**The request**
Copy each line exactly. Drop every picture.

● ● ●

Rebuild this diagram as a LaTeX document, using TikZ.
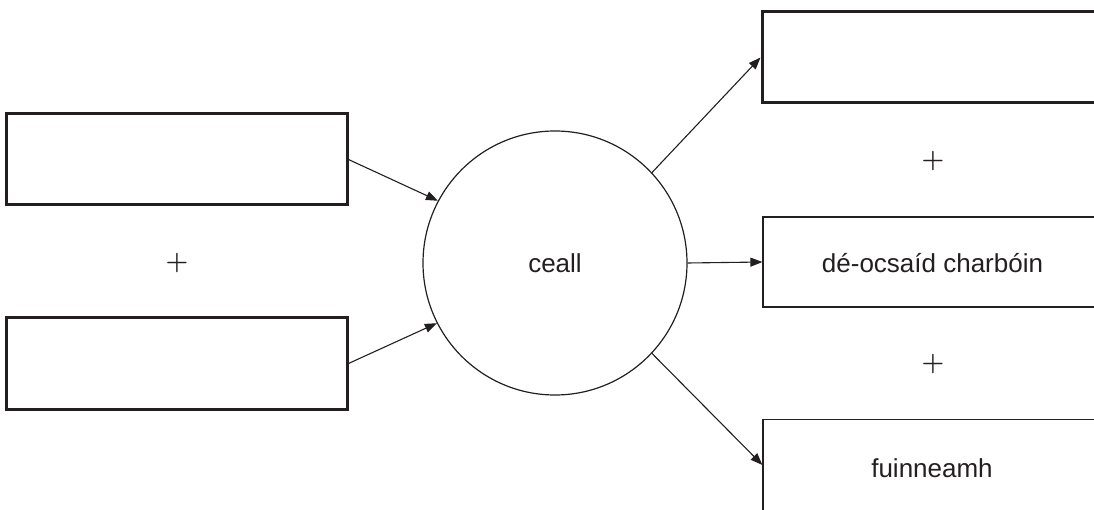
\documentclass[tikz,border=0pt]{standalone}
\usepackage{fontspec}
\setmainfont{Liberation Sans}
\newfontfamily\plusfont{Latin Modern Roman}
\usetikzlibrary{arrows.meta}
\definecolor{ink}{HTML}{231F20}
\begin{document}
\begin{tikzpicture}[x=1pt,y=-1pt,
  thickbox/.style={draw=ink,line width=3pt,minimum width=341pt,minimum height=91pt,inner sep=0pt},
  thinbox/.style={draw=ink,line width=1.2pt,minimum width=350pt,minimum height=90pt,inner sep=0pt},
  lbl/.style={text=ink,font=\fontsize{26pt}{30pt}\selectfont},
  plus/.style={text=ink,font=\plusfont\bfseries\fontsize{26pt}{30pt}\selectfont,inner sep=0pt},
  conn/.style={draw=ink,line width=1.1pt,-{Triangle[length=12pt,width=9pt]}}]
\useasboundingbox (0,0) rectangle (1094,510);
\node[thickbox] (lt) at (176.5,159.5) {};
\node[thickbox] (lb) at (176.5,363.5) {};
\node[plus] (p1) at (177,263) {+};
\node[circle,draw=ink,line width=1.2pt,minimum size=264pt,inner sep=0pt,lbl] (cell) at (555,263) {ceall};
\node[thickbox,minimum width=350pt] (rt) at (937,57.5) {};
\node[plus] (p2) at (933,161) {+};
\node[thinbox] (rm) at (938,262) {};
\node[lbl] (rmt) at (932.5,263) {dé-ocsaíd charbóin};
\node[plus] (p3) at (933,364) {+};
\node[thinbox,minimum height=91pt] (rb) at (938,465) {};
\node[lbl] (rbt) at (932,468) {fuinneamh};
\draw[conn] (lt.east) -- (cell.152);
\draw[conn] (lb.east) -- (cell.207);
\draw[conn] (cell.43.5) -- (rt.west);
\draw[conn] (cell.east) -- (rm.west);
\draw[conn] (cell.-43.5) -- (rb.west);
\end{tikzpicture}
\end{document}
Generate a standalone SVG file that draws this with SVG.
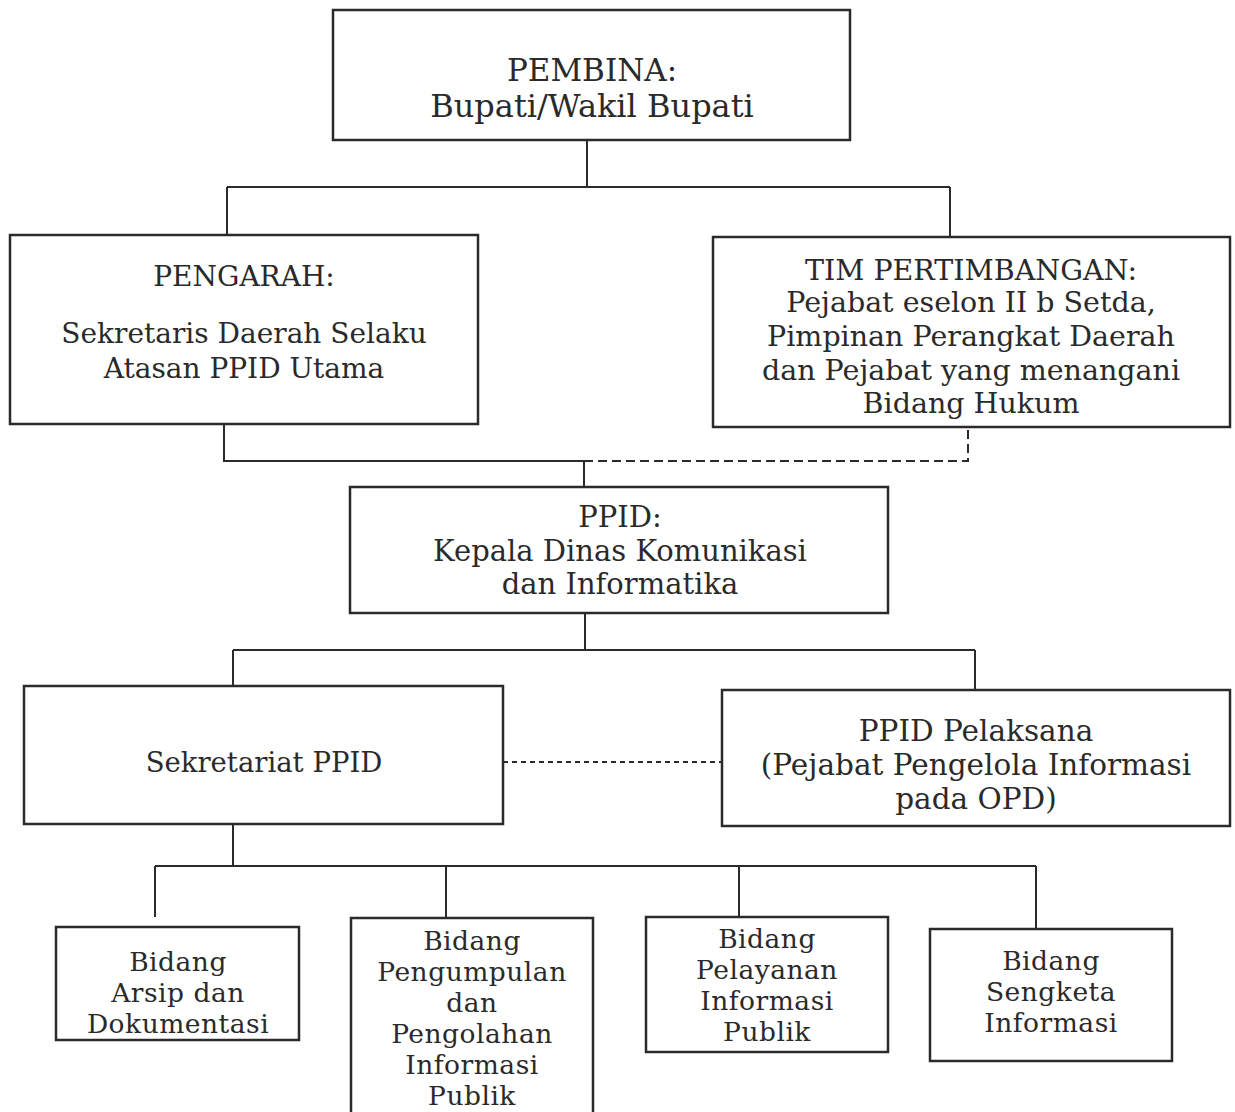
<svg xmlns="http://www.w3.org/2000/svg" width="1235" height="1112" viewBox="0 0 1235 1112">
<style>
.box{fill:#fff;stroke:#2a2a2a;stroke-width:2.5}
.t{font-family:"DejaVu Serif","Liberation Serif",serif;font-size:28.5px;fill:#2a2a2a;text-anchor:middle}
.s{font-family:"DejaVu Serif","Liberation Serif",serif;font-size:26.5px;letter-spacing:0.5px;fill:#2a2a2a;text-anchor:middle}
.ln{stroke:#2a2a2a;stroke-width:2;fill:none}
.dash{stroke:#2a2a2a;stroke-width:2;fill:none;stroke-dasharray:9,5}
.dot{stroke:#2a2a2a;stroke-width:2;fill:none;stroke-dasharray:5,4}
</style>
<rect width="1235" height="1112" fill="#fff"/>
<g id="connectors">
<path class="ln" d="M587 140V187M227 187H950M227 187V235M950 187V238"/>
<path class="ln" d="M224 424V461H584M584 461V487"/>
<path class="dash" d="M584 461H968V427"/>
<path class="ln" d="M585 613V650M233 650H975M233 650V686M975 650V690"/>
<path class="dot" d="M503 762H722"/>
<path class="ln" d="M233 824V866M155 866H1036M155 866V917M446 866V918M739 866V917M1036 866V929"/>
</g>
<g id="pembina">
<rect class="box" x="333" y="10" width="517" height="130"/>
<text class="t" x="592" y="81" style="font-size:31px">PEMBINA:</text>
<text class="t" x="592" y="117" style="font-size:32px">Bupati/Wakil Bupati</text>
</g>
<g id="pengarah">
<rect class="box" x="10" y="235" width="468" height="189"/>
<text class="t" x="244" y="286" style="font-size:28px">PENGARAH:</text>
<text class="t" x="244" y="343" style="font-size:28px">Sekretaris Daerah Selaku</text>
<text class="t" x="244" y="378" style="font-size:28px">Atasan PPID Utama</text>
</g>
<g id="tim">
<rect class="box" x="713" y="237" width="517" height="190"/>
<text class="t" x="971" y="280">TIM PERTIMBANGAN:</text>
<text class="t" x="971" y="312">Pejabat eselon II b Setda,</text>
<text class="t" x="971" y="346">Pimpinan Perangkat Daerah</text>
<text class="t" x="971" y="380">dan Pejabat yang menangani</text>
<text class="t" x="971" y="413">Bidang Hukum</text>
</g>
<g id="ppid">
<rect class="box" x="350" y="487" width="538" height="126"/>
<text class="t" x="620" y="527" style="font-size:29px">PPID:</text>
<text class="t" x="620" y="561" style="font-size:29px">Kepala Dinas Komunikasi</text>
<text class="t" x="620" y="594" style="font-size:29px">dan Informatika</text>
</g>
<g id="sekretariat">
<rect class="box" x="24" y="686" width="479" height="138"/>
<text class="t" x="264" y="772" style="font-size:27.5px">Sekretariat PPID</text>
</g>
<g id="pelaksana">
<rect class="box" x="722" y="690" width="508" height="136"/>
<text class="t" x="976" y="741" style="font-size:29.5px">PPID Pelaksana</text>
<text class="t" x="976" y="775" style="font-size:29.5px">(Pejabat Pengelola Informasi</text>
<text class="t" x="976" y="809" style="font-size:29.5px">pada OPD)</text>
</g>
<g id="arsip">
<rect class="box" x="56" y="927" width="243" height="113"/>
<text class="s" x="178" y="971">Bidang</text>
<text class="s" x="178" y="1002">Arsip dan</text>
<text class="s" x="178" y="1033">Dokumentasi</text>
</g>
<g id="pengumpulan">
<rect class="box" x="351" y="918" width="242" height="210"/>
<text class="s" x="472" y="950">Bidang</text>
<text class="s" x="472" y="981">Pengumpulan</text>
<text class="s" x="472" y="1012">dan</text>
<text class="s" x="472" y="1043">Pengolahan</text>
<text class="s" x="472" y="1074">Informasi</text>
<text class="s" x="472" y="1105">Publik</text>
</g>
<g id="pelayanan">
<rect class="box" x="646" y="917" width="242" height="135"/>
<text class="s" x="767" y="948">Bidang</text>
<text class="s" x="767" y="979">Pelayanan</text>
<text class="s" x="767" y="1010">Informasi</text>
<text class="s" x="767" y="1041">Publik</text>
</g>
<g id="sengketa">
<rect class="box" x="930" y="929" width="242" height="132"/>
<text class="s" x="1051" y="970">Bidang</text>
<text class="s" x="1051" y="1001">Sengketa</text>
<text class="s" x="1051" y="1032">Informasi</text>
</g>
</svg>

● ● ●

**Task solution**
Rebuild this diagram as a LaTeX document, using TikZ.
\documentclass[tikz,border=0pt]{standalone}
\usepackage{fontspec}
\setmainfont{Liberation Sans}
\newfontfamily\plusfont{Latin Modern Roman}
\usetikzlibrary{arrows.meta}
\definecolor{ink}{HTML}{231F20}
\begin{document}
\begin{tikzpicture}[x=1pt,y=-1pt,
  thickbox/.style={draw=ink,line width=3pt,minimum width=341pt,minimum height=91pt,inner sep=0pt},
  thinbox/.style={draw=ink,line width=1.2pt,minimum width=350pt,minimum height=90pt,inner sep=0pt},
  lbl/.style={text=ink,font=\fontsize{26pt}{30pt}\selectfont},
  plus/.style={text=ink,font=\plusfont\bfseries\fontsize{26pt}{30pt}\selectfont,inner sep=0pt},
  conn/.style={draw=ink,line width=1.1pt,-{Triangle[length=12pt,width=9pt]}}]
\useasboundingbox (0,0) rectangle (1094,510);
\node[thickbox] (lt) at (176.5,159.5) {};
\node[thickbox] (lb) at (176.5,363.5) {};
\node[plus] (p1) at (177,263) {+};
\node[circle,draw=ink,line width=1.2pt,minimum size=264pt,inner sep=0pt,lbl] (cell) at (555,263) {ceall};
\node[thickbox,minimum width=350pt] (rt) at (937,57.5) {};
\node[plus] (p2) at (933,161) {+};
\node[thinbox] (rm) at (938,262) {};
\node[lbl] (rmt) at (932.5,263) {dé-ocsaíd charbóin};
\node[plus] (p3) at (933,364) {+};
\node[thinbox,minimum height=91pt] (rb) at (938,465) {};
\node[lbl] (rbt) at (932,468) {fuinneamh};
\draw[conn] (lt.east) -- (cell.152);
\draw[conn] (lb.east) -- (cell.207);
\draw[conn] (cell.43.5) -- (rt.west);
\draw[conn] (cell.east) -- (rm.west);
\draw[conn] (cell.-43.5) -- (rb.west);
\end{tikzpicture}
\end{document}
Generate a standalone SVG file that draws this with SVG.
<svg xmlns="http://www.w3.org/2000/svg" width="1235" height="1112" viewBox="0 0 1235 1112">
<style>
.box{fill:#fff;stroke:#2a2a2a;stroke-width:2.5}
.t{font-family:"DejaVu Serif","Liberation Serif",serif;font-size:28.5px;fill:#2a2a2a;text-anchor:middle}
.s{font-family:"DejaVu Serif","Liberation Serif",serif;font-size:26.5px;letter-spacing:0.5px;fill:#2a2a2a;text-anchor:middle}
.ln{stroke:#2a2a2a;stroke-width:2;fill:none}
.dash{stroke:#2a2a2a;stroke-width:2;fill:none;stroke-dasharray:9,5}
.dot{stroke:#2a2a2a;stroke-width:2;fill:none;stroke-dasharray:5,4}
</style>
<rect width="1235" height="1112" fill="#fff"/>
<g id="connectors">
<path class="ln" d="M587 140V187M227 187H950M227 187V235M950 187V238"/>
<path class="ln" d="M224 424V461H584M584 461V487"/>
<path class="dash" d="M584 461H968V427"/>
<path class="ln" d="M585 613V650M233 650H975M233 650V686M975 650V690"/>
<path class="dot" d="M503 762H722"/>
<path class="ln" d="M233 824V866M155 866H1036M155 866V917M446 866V918M739 866V917M1036 866V929"/>
</g>
<g id="pembina">
<rect class="box" x="333" y="10" width="517" height="130"/>
<text class="t" x="592" y="81" style="font-size:31px">PEMBINA:</text>
<text class="t" x="592" y="117" style="font-size:32px">Bupati/Wakil Bupati</text>
</g>
<g id="pengarah">
<rect class="box" x="10" y="235" width="468" height="189"/>
<text class="t" x="244" y="286" style="font-size:28px">PENGARAH:</text>
<text class="t" x="244" y="343" style="font-size:28px">Sekretaris Daerah Selaku</text>
<text class="t" x="244" y="378" style="font-size:28px">Atasan PPID Utama</text>
</g>
<g id="tim">
<rect class="box" x="713" y="237" width="517" height="190"/>
<text class="t" x="971" y="280">TIM PERTIMBANGAN:</text>
<text class="t" x="971" y="312">Pejabat eselon II b Setda,</text>
<text class="t" x="971" y="346">Pimpinan Perangkat Daerah</text>
<text class="t" x="971" y="380">dan Pejabat yang menangani</text>
<text class="t" x="971" y="413">Bidang Hukum</text>
</g>
<g id="ppid">
<rect class="box" x="350" y="487" width="538" height="126"/>
<text class="t" x="620" y="527" style="font-size:29px">PPID:</text>
<text class="t" x="620" y="561" style="font-size:29px">Kepala Dinas Komunikasi</text>
<text class="t" x="620" y="594" style="font-size:29px">dan Informatika</text>
</g>
<g id="sekretariat">
<rect class="box" x="24" y="686" width="479" height="138"/>
<text class="t" x="264" y="772" style="font-size:27.5px">Sekretariat PPID</text>
</g>
<g id="pelaksana">
<rect class="box" x="722" y="690" width="508" height="136"/>
<text class="t" x="976" y="741" style="font-size:29.5px">PPID Pelaksana</text>
<text class="t" x="976" y="775" style="font-size:29.5px">(Pejabat Pengelola Informasi</text>
<text class="t" x="976" y="809" style="font-size:29.5px">pada OPD)</text>
</g>
<g id="arsip">
<rect class="box" x="56" y="927" width="243" height="113"/>
<text class="s" x="178" y="971">Bidang</text>
<text class="s" x="178" y="1002">Arsip dan</text>
<text class="s" x="178" y="1033">Dokumentasi</text>
</g>
<g id="pengumpulan">
<rect class="box" x="351" y="918" width="242" height="210"/>
<text class="s" x="472" y="950">Bidang</text>
<text class="s" x="472" y="981">Pengumpulan</text>
<text class="s" x="472" y="1012">dan</text>
<text class="s" x="472" y="1043">Pengolahan</text>
<text class="s" x="472" y="1074">Informasi</text>
<text class="s" x="472" y="1105">Publik</text>
</g>
<g id="pelayanan">
<rect class="box" x="646" y="917" width="242" height="135"/>
<text class="s" x="767" y="948">Bidang</text>
<text class="s" x="767" y="979">Pelayanan</text>
<text class="s" x="767" y="1010">Informasi</text>
<text class="s" x="767" y="1041">Publik</text>
</g>
<g id="sengketa">
<rect class="box" x="930" y="929" width="242" height="132"/>
<text class="s" x="1051" y="970">Bidang</text>
<text class="s" x="1051" y="1001">Sengketa</text>
<text class="s" x="1051" y="1032">Informasi</text>
</g>
</svg>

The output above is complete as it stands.